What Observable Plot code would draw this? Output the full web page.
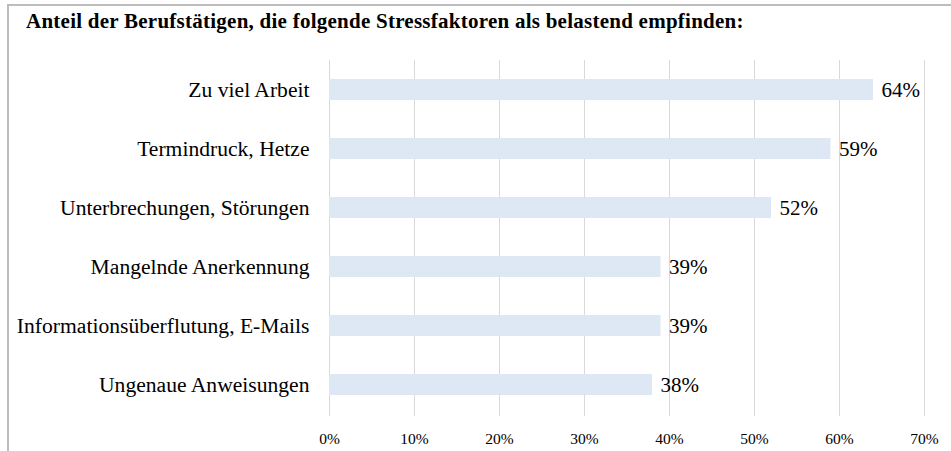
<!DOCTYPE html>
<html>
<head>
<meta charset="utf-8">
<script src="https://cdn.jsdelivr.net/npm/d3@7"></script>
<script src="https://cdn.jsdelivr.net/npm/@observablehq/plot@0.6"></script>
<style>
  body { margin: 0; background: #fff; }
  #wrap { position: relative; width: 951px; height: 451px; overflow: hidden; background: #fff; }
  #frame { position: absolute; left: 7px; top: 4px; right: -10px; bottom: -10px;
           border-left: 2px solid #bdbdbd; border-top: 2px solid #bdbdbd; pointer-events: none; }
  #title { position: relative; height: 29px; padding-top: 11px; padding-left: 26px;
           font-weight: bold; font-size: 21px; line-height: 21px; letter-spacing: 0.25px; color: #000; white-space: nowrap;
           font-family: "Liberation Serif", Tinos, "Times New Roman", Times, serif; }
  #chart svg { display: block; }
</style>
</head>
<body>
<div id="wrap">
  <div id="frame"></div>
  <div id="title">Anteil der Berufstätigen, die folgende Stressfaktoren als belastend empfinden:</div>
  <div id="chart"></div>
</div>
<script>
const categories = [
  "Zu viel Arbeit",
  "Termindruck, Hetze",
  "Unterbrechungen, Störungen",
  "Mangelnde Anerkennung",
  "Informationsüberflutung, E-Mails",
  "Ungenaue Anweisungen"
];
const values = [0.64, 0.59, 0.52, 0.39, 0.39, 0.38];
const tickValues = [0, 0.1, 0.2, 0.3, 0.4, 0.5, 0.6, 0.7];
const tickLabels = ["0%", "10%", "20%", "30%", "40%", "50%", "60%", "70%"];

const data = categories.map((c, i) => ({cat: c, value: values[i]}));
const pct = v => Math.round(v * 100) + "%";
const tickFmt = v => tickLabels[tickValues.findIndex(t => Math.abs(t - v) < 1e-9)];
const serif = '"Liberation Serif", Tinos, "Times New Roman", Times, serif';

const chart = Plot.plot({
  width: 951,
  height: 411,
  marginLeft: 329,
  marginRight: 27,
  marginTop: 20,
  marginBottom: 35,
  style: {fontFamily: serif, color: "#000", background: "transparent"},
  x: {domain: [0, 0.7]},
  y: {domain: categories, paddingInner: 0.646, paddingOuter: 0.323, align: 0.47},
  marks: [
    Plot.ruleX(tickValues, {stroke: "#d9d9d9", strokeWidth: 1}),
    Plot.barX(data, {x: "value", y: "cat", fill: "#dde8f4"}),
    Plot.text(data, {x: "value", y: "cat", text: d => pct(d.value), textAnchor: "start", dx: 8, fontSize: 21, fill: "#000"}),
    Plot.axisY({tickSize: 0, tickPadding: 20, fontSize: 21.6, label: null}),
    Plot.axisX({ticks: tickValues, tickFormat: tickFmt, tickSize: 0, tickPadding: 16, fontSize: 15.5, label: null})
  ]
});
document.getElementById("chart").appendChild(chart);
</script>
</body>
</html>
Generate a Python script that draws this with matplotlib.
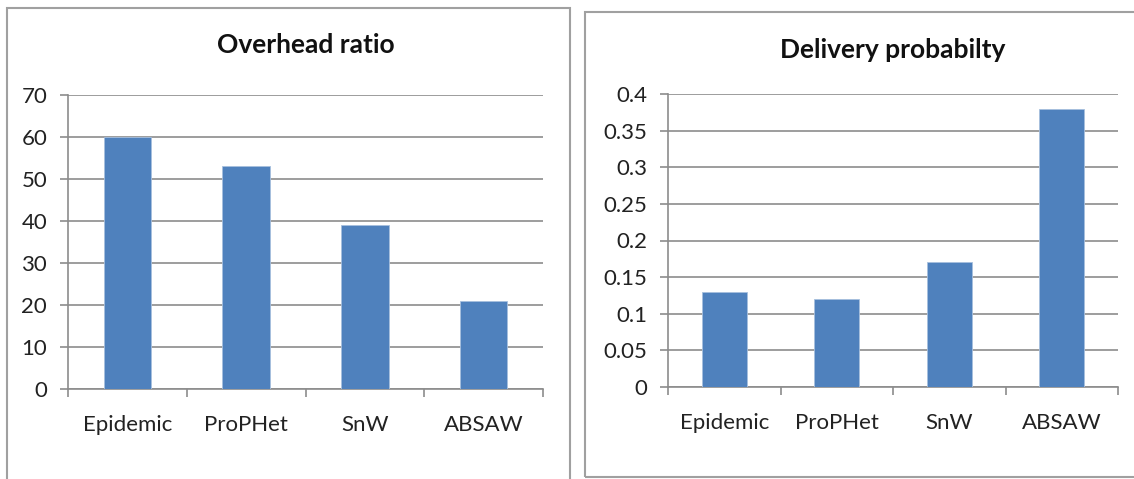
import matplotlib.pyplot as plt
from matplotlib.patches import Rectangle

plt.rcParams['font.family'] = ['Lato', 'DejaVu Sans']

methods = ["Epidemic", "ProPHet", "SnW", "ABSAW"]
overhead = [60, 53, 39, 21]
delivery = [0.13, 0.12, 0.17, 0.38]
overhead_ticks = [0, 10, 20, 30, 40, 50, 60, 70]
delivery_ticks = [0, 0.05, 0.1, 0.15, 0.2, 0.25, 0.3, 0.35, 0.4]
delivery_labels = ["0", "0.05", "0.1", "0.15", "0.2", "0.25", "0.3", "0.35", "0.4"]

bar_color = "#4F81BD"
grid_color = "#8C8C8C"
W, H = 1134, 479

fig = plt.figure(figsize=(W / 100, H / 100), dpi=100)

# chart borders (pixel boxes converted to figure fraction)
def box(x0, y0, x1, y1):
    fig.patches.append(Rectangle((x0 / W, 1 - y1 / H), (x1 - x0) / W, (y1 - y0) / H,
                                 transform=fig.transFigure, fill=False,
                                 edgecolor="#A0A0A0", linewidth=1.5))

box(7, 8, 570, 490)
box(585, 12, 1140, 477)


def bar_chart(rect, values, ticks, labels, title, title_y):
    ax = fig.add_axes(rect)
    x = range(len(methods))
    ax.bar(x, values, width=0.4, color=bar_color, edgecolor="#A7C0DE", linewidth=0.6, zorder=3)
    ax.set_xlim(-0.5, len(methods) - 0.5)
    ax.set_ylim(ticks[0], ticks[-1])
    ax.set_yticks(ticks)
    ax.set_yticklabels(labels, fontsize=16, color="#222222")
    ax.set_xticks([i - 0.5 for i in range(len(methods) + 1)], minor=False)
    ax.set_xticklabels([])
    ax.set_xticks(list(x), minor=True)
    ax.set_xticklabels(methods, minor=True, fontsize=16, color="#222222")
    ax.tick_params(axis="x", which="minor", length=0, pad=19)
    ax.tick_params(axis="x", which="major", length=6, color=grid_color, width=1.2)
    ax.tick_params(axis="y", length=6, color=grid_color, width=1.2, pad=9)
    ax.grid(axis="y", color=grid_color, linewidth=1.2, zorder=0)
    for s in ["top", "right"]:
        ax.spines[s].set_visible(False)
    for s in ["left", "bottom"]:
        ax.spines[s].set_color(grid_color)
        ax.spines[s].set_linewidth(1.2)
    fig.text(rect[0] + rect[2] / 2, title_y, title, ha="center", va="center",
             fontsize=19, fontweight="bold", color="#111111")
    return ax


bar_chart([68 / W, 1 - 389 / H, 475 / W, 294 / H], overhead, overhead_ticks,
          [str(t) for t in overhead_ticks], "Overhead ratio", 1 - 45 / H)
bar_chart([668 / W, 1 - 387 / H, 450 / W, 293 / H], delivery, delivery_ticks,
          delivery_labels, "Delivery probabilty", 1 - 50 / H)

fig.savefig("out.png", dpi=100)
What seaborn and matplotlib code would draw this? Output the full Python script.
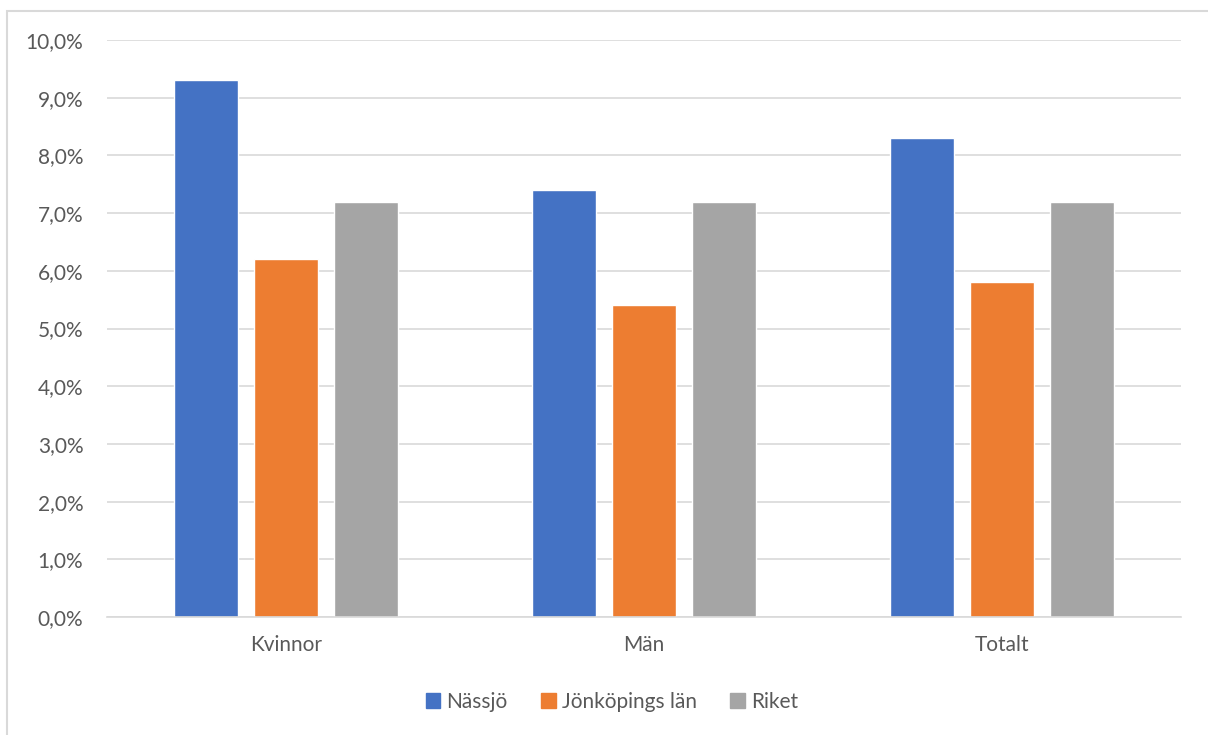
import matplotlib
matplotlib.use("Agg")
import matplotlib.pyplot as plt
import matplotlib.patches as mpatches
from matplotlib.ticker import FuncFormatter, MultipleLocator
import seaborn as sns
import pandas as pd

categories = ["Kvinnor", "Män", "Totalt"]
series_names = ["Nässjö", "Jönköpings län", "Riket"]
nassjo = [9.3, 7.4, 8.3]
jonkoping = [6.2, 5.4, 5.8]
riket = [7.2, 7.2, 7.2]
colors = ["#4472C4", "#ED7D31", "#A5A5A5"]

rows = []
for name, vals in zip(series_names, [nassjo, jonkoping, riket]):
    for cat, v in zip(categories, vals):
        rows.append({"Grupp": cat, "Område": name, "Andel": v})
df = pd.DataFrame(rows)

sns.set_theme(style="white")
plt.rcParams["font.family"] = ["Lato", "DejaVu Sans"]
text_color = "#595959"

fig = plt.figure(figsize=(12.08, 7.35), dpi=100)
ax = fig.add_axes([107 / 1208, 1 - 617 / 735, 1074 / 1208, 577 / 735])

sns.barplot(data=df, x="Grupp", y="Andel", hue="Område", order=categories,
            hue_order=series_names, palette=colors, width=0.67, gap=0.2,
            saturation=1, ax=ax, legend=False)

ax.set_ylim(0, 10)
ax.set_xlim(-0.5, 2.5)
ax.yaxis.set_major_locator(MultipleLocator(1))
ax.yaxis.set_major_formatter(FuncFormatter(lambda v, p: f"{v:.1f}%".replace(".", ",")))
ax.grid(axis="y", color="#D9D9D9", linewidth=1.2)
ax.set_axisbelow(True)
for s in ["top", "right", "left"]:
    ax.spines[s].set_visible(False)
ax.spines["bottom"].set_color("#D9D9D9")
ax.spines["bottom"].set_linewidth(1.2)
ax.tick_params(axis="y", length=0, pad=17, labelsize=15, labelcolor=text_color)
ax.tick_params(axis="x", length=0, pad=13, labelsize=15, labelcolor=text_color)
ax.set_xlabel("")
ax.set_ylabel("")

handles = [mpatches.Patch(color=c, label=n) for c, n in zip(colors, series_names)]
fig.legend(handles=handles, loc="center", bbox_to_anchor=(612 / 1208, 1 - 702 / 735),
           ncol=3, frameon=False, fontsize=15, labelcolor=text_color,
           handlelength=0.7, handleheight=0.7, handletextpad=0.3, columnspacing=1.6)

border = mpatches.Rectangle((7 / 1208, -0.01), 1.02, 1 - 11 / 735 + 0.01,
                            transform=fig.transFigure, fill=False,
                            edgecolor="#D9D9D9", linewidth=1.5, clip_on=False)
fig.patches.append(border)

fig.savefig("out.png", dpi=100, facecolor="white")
- - -
What is required: Leave the pictures out, and transcribe exactly the lines above starting at the one that contains "Generate a Python" and ending at the one that contains "box(585, 12, 1140, 477)".

Written reply:
Generate a Python script that draws this with matplotlib.
import matplotlib.pyplot as plt
from matplotlib.patches import Rectangle

plt.rcParams['font.family'] = ['Lato', 'DejaVu Sans']

methods = ["Epidemic", "ProPHet", "SnW", "ABSAW"]
overhead = [60, 53, 39, 21]
delivery = [0.13, 0.12, 0.17, 0.38]
overhead_ticks = [0, 10, 20, 30, 40, 50, 60, 70]
delivery_ticks = [0, 0.05, 0.1, 0.15, 0.2, 0.25, 0.3, 0.35, 0.4]
delivery_labels = ["0", "0.05", "0.1", "0.15", "0.2", "0.25", "0.3", "0.35", "0.4"]

bar_color = "#4F81BD"
grid_color = "#8C8C8C"
W, H = 1134, 479

fig = plt.figure(figsize=(W / 100, H / 100), dpi=100)

# chart borders (pixel boxes converted to figure fraction)
def box(x0, y0, x1, y1):
    fig.patches.append(Rectangle((x0 / W, 1 - y1 / H), (x1 - x0) / W, (y1 - y0) / H,
                                 transform=fig.transFigure, fill=False,
                                 edgecolor="#A0A0A0", linewidth=1.5))

box(7, 8, 570, 490)
box(585, 12, 1140, 477)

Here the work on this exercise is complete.